How a Holocaust memoir was saved in translation

Henry Lew enlisted a global army of Yiddish speakers to bring a moving Shoah story to a wider audience.

November 20, 2008 11:14
Henry Lew with the original Yiddish version of Rafael Rajzner’s book

By

Dan Goldberg,

Dan Goldberg

2 min read

Like Nobel laureates Primo Levi and Elie Wiesel, Rafael Rajzner was one of the few Holocaust survivors who wrote about his traumatic experience in the immediate post-war years. But unlike them, his harrowing, 324-page eye-witness account of the liquidation of Bialystoker Jewry, published in Australia in Yiddish in 1948, was never translated into English - until now.

Rajzner was one of only 1,000 Jews who survived when the Nazis destroyed the 60,000-strong community in the city of Bialystok, near Poland's eastern border.
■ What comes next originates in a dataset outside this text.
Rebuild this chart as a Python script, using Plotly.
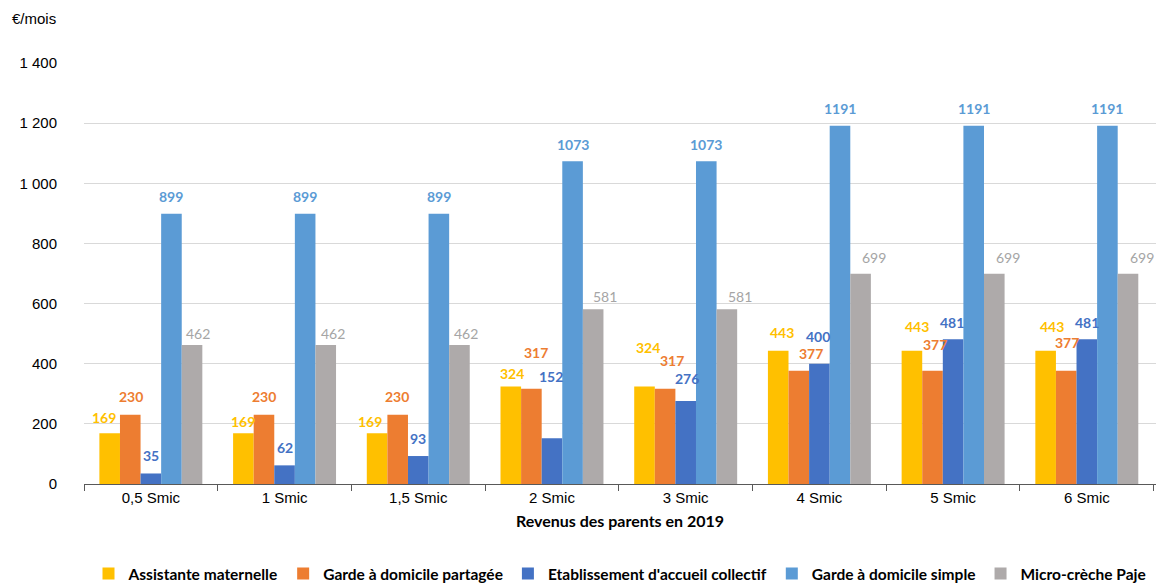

He was sent to Auschwitz and Sachsenhausen concentration camp, where he became one of the currency counterfeiters coerced by the Nazis into the famous plot to undermine the economies of the Allies.

But when he died in 1953 aged 56, all hopes evaporated that Der Umkum Fun Byalistoker Yidntum (The Annihilation Of Bialystoker Jewry), scribbled from memory into notebooks at the end of the war, would ever be translated.

Sixty years on, an English translation has been published, thanks to the determination of Henry Lew, a child of Bialystok refugees who was born in Melbourne around the exact time Rajzner's original Yiddish version was brought out in 1948.